This week, Governor Newsom delivered his first State of the State address and invited leaders of 45 cities are not adequately planning for housing to a conversation aimed at addressing the barriers to growth and finding ways to work together, as reported by the Orange County Register.

The Mercury News details the decline of affordable housing in the Bay Area and array of reasons, noting the pressures of gentrification, existing lack of available units for low-income residents and financial incentives for landlords to convert units to market rate are increasingly pushing already vulnerable communities – especially low-income residents and communities of colors – away from being able to live near their jobs, families, and other support networks.

Finally, the Huffington Post looks at ambitious housing policies across cities and state that are being attempted and trends to expect in 2019.

STATE HOUSING POLICIES

Gov.
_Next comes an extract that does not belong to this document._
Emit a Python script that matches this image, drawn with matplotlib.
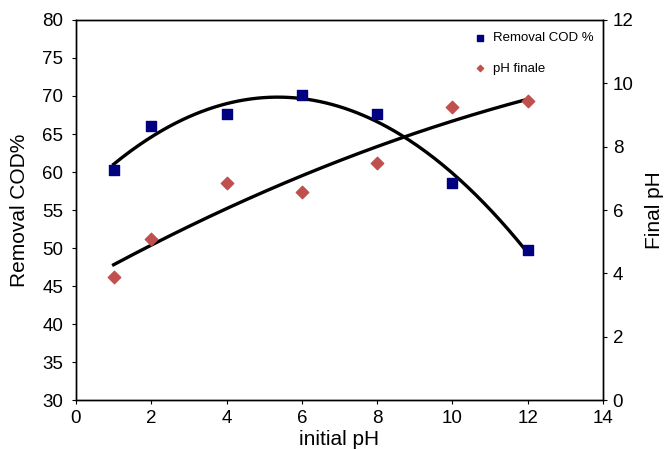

Gavin Newsom calls out cities that fail to plan for housing
Orange County Register
Gov. Gavin Newsom announced Tuesday he plans to invite leaders of 45 noncompliant California cities and two counties to a “candid conversation” aimed at encouraging them to find “the political courage to build their fair share of housing.” The list includes 15 cities in Los Angeles County and six in Orange, Riverside and San Bernardino counties that have failed to draft general plans meeting minimum housing needs at all income levels.

California housing crisis podcast: All you need to know about Gov. Newsom’s fight with Huntington Beach
Los Angeles Times
Within the last month, the state of California and the Orange County city of Huntington Beach have filed three lawsuits against each other over the state’s housing laws. California’s case, pushed by Gov. Gavin Newsom, contends that Huntington Beach violated state rules requiring cities to set aside sufficient land for housing development to meet growth projections. Huntington Beach is countering in two separate cases that new state laws designed to force cities to approve housing projects and increase the amount of land they need to zone for development are unconstitutional incursions on local authority.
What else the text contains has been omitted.